Imagine for a moment how our water used to be. We filled our glasses from the kitchen faucet, tasted how it clearly sweetened the tongue and coolly relaxed the throat, thoroughly quenching our thirst. Such is the grand way to savor the greatness of just plain water. Not one drop of chlorine touched this water, which came directly from our well. That was a mere 60 years ago. Many times the children and I enjoyed picnics and swimming at our special places along Pacheco Creek where the water flowed clear and blue with pools deep enough for diving.

Mr. Hawkins, who lived across the way on Orchard Road, remembered Indian tents that sprouted in secluded places along the Creek. Fred Sharp on Barnheisel Road used to tell how salmon could still be found in the creek waters. Now 60 years later, water no longer flows in the Pacheco even though San Benito Water District releases water from the San Luis Project to percolate through gravel strata and replenish the aquifer.

This, of course, is a shared aquifer belonging to all the people of San Benito County. Now with the growth of population and agriculture, greater demands are made on our water, requiring constant vigilance.

I love the embrace of our surrounding hills. They not only please visually but also give us our water. Excess rainwater running off hills makes its way through rocky creeks and percolates to the aquifers. This water cycle functions miraculously except for one interference. More demand produces more contaminants. Deeper water gathers more hardness from calcium and magnesium salts. Surface run-off picks up more animal waste and bacteria. Surface evaporation from ponds, lakes and ocean gathers up only the water to rise into rain clouds. The salts and particulates remain below to concentrate in ground water. Thus, the ocean gets saltier and so do the lakes and ponds, especially the toxic ponds left during fracking in south San Benito County. Truly scary is the toxic water re-injected under ground during fracking. Toxic chemicals like benzene, toluene and hydrofluoric acid filter through gravel to reach our aquifers. Toxic pools left above ground evaporate to poison our air, increasing suffering for those with allergies, asthma and lung diseases.
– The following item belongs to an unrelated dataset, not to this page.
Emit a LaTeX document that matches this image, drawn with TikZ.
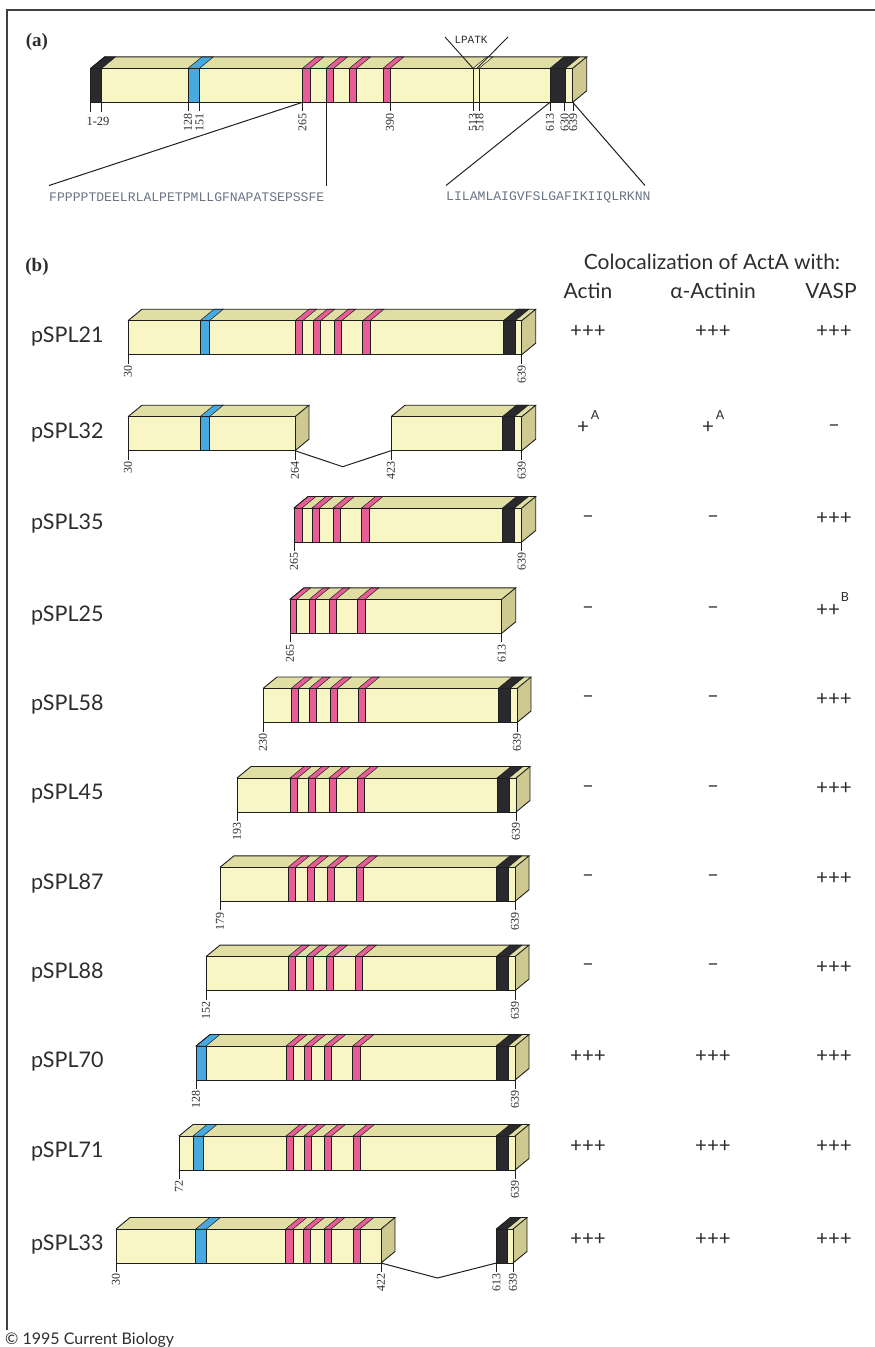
\documentclass[tikz,border=0pt]{standalone}
\usepackage{fontspec}
\setmainfont{Liberation Serif}
\newfontfamily\labf{Lato}
\newfontfamily\seqf{Liberation Mono}
\definecolor{frontc}{RGB}{249,246,198}
\definecolor{topc}{RGB}{224,222,162}
\definecolor{sidec}{RGB}{205,201,145}
\definecolor{bluec}{RGB}{70,170,225}
\definecolor{pinkc}{RGB}{232,92,152}
\definecolor{blackc}{RGB}{42,42,46}
\definecolor{outc}{RGB}{30,30,30}
\definecolor{txtc}{RGB}{45,45,45}
\definecolor{seqc}{RGB}{105,115,130}
\def\BarH{34}
\def\BarDX{14}
\def\BarDY{11.5}
\newcommand\protbar[4]{%
 \pgfmathsetmacro\yT{#1}%
 \pgfmathsetmacro\yB{#1+\BarH}%
 \pgfmathsetmacro\yK{#1-\BarDY}%
 \pgfmathsetmacro\yS{#1+\BarH-\BarDY}%
 \pgfmathsetmacro\xR{#3+\BarDX}%
 \pgfmathsetmacro\xL{#2+\BarDX}%
 \fill[frontc] (#2,\yT) rectangle (#3,\yB);
 \fill[topc] (#2,\yT) -- (#3,\yT) -- (\xR,\yK) -- (\xL,\yK) -- cycle;
 \fill[sidec] (#3,\yT) -- (#3,\yB) -- (\xR,\yS) -- (\xR,\yK) -- cycle;
 \foreach \ba/\bb/\bc in {#4}{%
   \filldraw[fill=\bc, draw=outc, line width=.5pt] (\ba,\yT) rectangle (\bb,\yB);
   \filldraw[fill=\bc, draw=outc, line width=.5pt] (\ba,\yT) -- (\bb,\yT) -- ({\bb+\BarDX},\yK) -- ({\ba+\BarDX},\yK) -- cycle;
 }
 \draw[outl] (#2,\yT) rectangle (#3,\yB);
 \draw[outl] (#2,\yT) -- (\xL,\yK) -- (\xR,\yK) -- (#3,\yT);
 \draw[outl] (\xR,\yK) -- (\xR,\yS) -- (#3,\yB);
}
% tick: x, y(bar bottom), label
\newcommand\tk[3]{\draw[outl] (#1,#2) -- ({#1},{#2+9}) node[tlab]{#3};}
% row label and values: ytop, name, v1, v2, v3
\newcommand\rowtxt[6]{%
 \node[rlab] (#2) at (31,{#1+16}) {#3};
 \node[val] (#2a) at (588,{#1+11}) {#4};
 \node[val] (#2b) at (713,{#1+11}) {#5};
 \node[val] (#2c) at (834,{#1+11}) {#6};
}
\begin{document}
\begin{tikzpicture}[x=1pt,y=-1pt,
  outl/.style={draw=outc, line width=0.9pt},
  tlab/.style={anchor=east, rotate=90, inner sep=1.5pt, font=\fontsize{12}{13}\selectfont, text=txtc},
  rlab/.style={anchor=west, inner sep=0pt, font=\labf\fontsize{21.5}{23}\selectfont, text=txtc},
  val/.style={inner sep=0pt, font=\labf\fontsize{20.5}{22}\selectfont, text=txtc},
  hdr/.style={inner sep=0pt, font=\labf\fontsize{21}{23}\selectfont, text=txtc},
  seq/.style={anchor=west, inner sep=0pt, font=\seqf\fontsize{13.1}{14}\selectfont, text=seqc},
  sup/.style={inner sep=0pt, font=\labf\fontsize{12.5}{13}\selectfont, text=txtc},
  pl/.style={inner sep=0pt, font=\bfseries\fontsize{19}{20}\selectfont, text=txtc},
  conn/.style={draw=outc, line width=1pt}]
\useasboundingbox (0,0) rectangle (875,1347);
% frame
\draw[line width=1.6pt, draw=black!75] (7,1330) -- (7,10) -- (875,10);

% ---------------- (a)
\node[pl] (pa) at (37,42) {(a)};
\protbar{68.3}{90.7}{572.7}{90.7/101.7/blackc, 188/199.5/bluec, 302.5/310/pinkc, 326/333.7/pinkc, 349.4/356.7/pinkc, 383/390/pinkc, 473/479/frontc, 550/565.6/blackc}
\draw[outl] (90.7,102.3) -- (90.7,112);
\draw[outl] (101.7,102.3) -- (101.7,112);
\node[inner sep=0pt, font=\fontsize{12.5}{13}\selectfont, text=txtc] (l129) at (98,121) {1-29};
\tk{188}{102.3}{128}
\tk{199.5}{102.3}{151}
\tk{302.5}{102.3}{265}
\tk{390}{102.3}{390}
\tk{473}{102.3}{513}
\tk{479.5}{102.3}{518}
\tk{550}{102.3}{613}
\tk{564.6}{102.3}{630}
\tk{573.2}{102.3}{639}
\node[inner sep=0pt, font=\seqf\fontsize{11}{12}\selectfont, text=txtc] (lpatk) at (471,40) {LPATK};
\coordinate (v1a) at (445,37); \coordinate (v1b) at (473,68.3);
\coordinate (v2a) at (508,37); \coordinate (v2b) at (477,68.3);
\draw[outl] (v1a) -- (v1b);
\draw[outl] (v2a) -- (v2b);
\node[seq] (seq1) at (49,197) {FPPPPTDEELRLALPETPMLLGFNAPATSEPSSFE};
\node[seq] (seq2) at (446,197) {LILAMLAIGVFSLGAFIKIIQLRKNN};
\coordinate (s1a) at (302.5,102.3); \coordinate (s1b) at (49,185.5);
\coordinate (s2a) at (326,102.3); \coordinate (s2b) at (326,185.5);
\coordinate (s3a) at (550,102.3); \coordinate (s3b) at (446,185.5);
\coordinate (s4a) at (572.7,102.3); \coordinate (s4b) at (645,185.5);
\draw[conn] (s1a) -- (s1b);
\draw[conn] (s2a) -- (s2b);
\draw[conn] (s3a) -- (s3b);
\draw[conn] (s4a) -- (s4b);

% ---------------- (b)
\node[pl] (pb) at (37,267) {(b)};
\node[hdr] (hcol) at (712,262) {Colocalization of ActA with:};
\node[hdr] (hact) at (588,291) {Actin};
\node[hdr] (halp) at (713,291) {α-Actinin};
\node[hdr] (hvas) at (831,291) {VASP};

% pSPL21
\protbar{320.7}{128}{521.7}{200/209.3/bluec, 295/302.7/pinkc, 313.3/320.7/pinkc, 334.3/341.7/pinkc, 362.7/370/pinkc, 503.3/515/blackc}
\tk{128}{354.7}{30}\tk{521.7}{354.7}{639}
\rowtxt{320.7}{r21}{pSPL21}{+++}{+++}{+++}

% pSPL32
\protbar{416.7}{128}{295}{200/209.3/bluec}
\protbar{416.7}{391}{521.7}{502.3/514.3/blackc}
\tk{128}{450.7}{30}\tk{295}{450.7}{264}\tk{391}{450.7}{423}\tk{521.7}{450.7}{639}
\coordinate (g1a) at (295,450.7); \coordinate (g1m) at (342.7,466.7); \coordinate (g1b) at (391,450.7);
\draw[conn] (g1a) -- (g1m) -- (g1b);
\node[rlab] (r32) at (31,432.7) {pSPL32};
\node[val] (r32a) at (583,428) {+};\node[sup] (r32as) at (595,415) {A};
\node[val] (r32b) at (708,428) {+};\node[sup] (r32bs) at (720,415) {A};
\node[val] (r32c) at (834,428) {\textendash};

% pSPL35
\protbar{508}{294}{521.7}{294/302/pinkc, 312/319.5/pinkc, 333/340.5/pinkc, 361.5/369/pinkc, 502.5/514.5/blackc}
\tk{294}{542}{265}\tk{521.7}{542}{639}
\rowtxt{508}{r35}{pSPL35}{\textendash}{\textendash}{+++}

% pSPL25
\protbar{599.3}{290}{501.7}{290/296.7/pinkc, 309.3/315.5/pinkc, 329.3/336/pinkc, 357.3/365/pinkc}
\tk{290}{633.3}{265}\tk{501.7}{633.3}{613}
\node[rlab] (r25) at (31,615.3) {pSPL25};
\node[val] (r25a) at (588,610.3) {\textendash};
\node[val] (r25b) at (713,610.3) {\textendash};
\node[val] (r25c) at (828,610.3) {++};\node[sup] (r25cs) at (845,597) {B};

% pSPL58
\protbar{688.5}{263}{517}{291/298.5/pinkc, 309/316.5/pinkc, 330/337.5/pinkc, 358/365.5/pinkc, 498/510/blackc}
\tk{263}{722.5}{230}\tk{517}{722.5}{639}
\rowtxt{688.5}{r58}{pSPL58}{\textendash}{\textendash}{+++}

% pSPL45
\protbar{778}{237}{516}{290/297.5/pinkc, 308/315.5/pinkc, 329/336.5/pinkc, 357/364.5/pinkc, 497/509/blackc}
\tk{237}{812}{193}\tk{516}{812}{639}
\rowtxt{778}{r45}{pSPL45}{\textendash}{\textendash}{+++}

% pSPL87
\protbar{867.3}{220}{515}{288/295.5/pinkc, 307/314.5/pinkc, 327/334.5/pinkc, 356/363.5/pinkc, 496/508/blackc}
\tk{220}{901.3}{179}\tk{515}{901.3}{639}
\rowtxt{867.3}{r87}{pSPL87}{\textendash}{\textendash}{+++}

% pSPL88
\protbar{956.6}{206}{515}{288/295.5/pinkc, 306/313.5/pinkc, 326/333.5/pinkc, 355/362.5/pinkc, 496/508/blackc}
\tk{206}{990.6}{152}\tk{515}{990.6}{639}
\rowtxt{956.6}{r88}{pSPL88}{\textendash}{\textendash}{+++}

% pSPL70
\protbar{1046}{196}{515}{196/206/bluec, 286/293.3/pinkc, 304.3/311.7/pinkc, 324.3/331.7/pinkc, 352.7/360/pinkc, 496/508.3/blackc}
\tk{196}{1080}{128}\tk{515}{1080}{639}
\rowtxt{1046}{r70}{pSPL70}{+++}{+++}{+++}

% pSPL71
\protbar{1136}{179}{515}{193/203/bluec, 286/293.3/pinkc, 304/311.4/pinkc, 324/331.4/pinkc, 353/360.4/pinkc, 496/508/blackc}
\tk{179}{1170}{72}\tk{515}{1170}{639}
\rowtxt{1136}{r71}{pSPL71}{+++}{+++}{+++}

% pSPL33
\protbar{1229}{116}{381}{195.7/206.4/bluec, 285.7/292.9/pinkc, 303.6/310.5/pinkc, 324/331/pinkc, 352.9/359.9/pinkc}
\protbar{1229}{496.4}{513}{496.4/507/blackc}
\tk{116}{1263}{30}\tk{381}{1263}{422}\tk{496.4}{1263}{613}\tk{513}{1263}{639}
\coordinate (g2a) at (381,1263); \coordinate (g2m) at (437.5,1278); \coordinate (g2b) at (496.4,1263);
\draw[conn] (g2a) -- (g2m) -- (g2b);
\rowtxt{1229}{r33}{pSPL33}{+++}{+++}{+++}

\node[anchor=west, inner sep=0pt, font=\labf\fontsize{16}{17}\selectfont, text=txtc] (copy) at (5,1340) {\textcopyright\ 1995 Current Biology};
\end{tikzpicture}
\end{document}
Howard Harris, one of the founders of San Benito Water District, wrote a weekly Free Lance column called “It Seems to Me.” It seems to me that fracking would shock him. So compare our water situation now to what it was a mere 60 years ago. Do you agree that good logic requires us to conserve and protect our precious water? And not allow a few corporations to waste and over-use 5 million gallons per well to extract oil for an open global market that neither benefits us nor our country? You will get a chance to exercise clear cool logic on the November ballot. Choose wisely.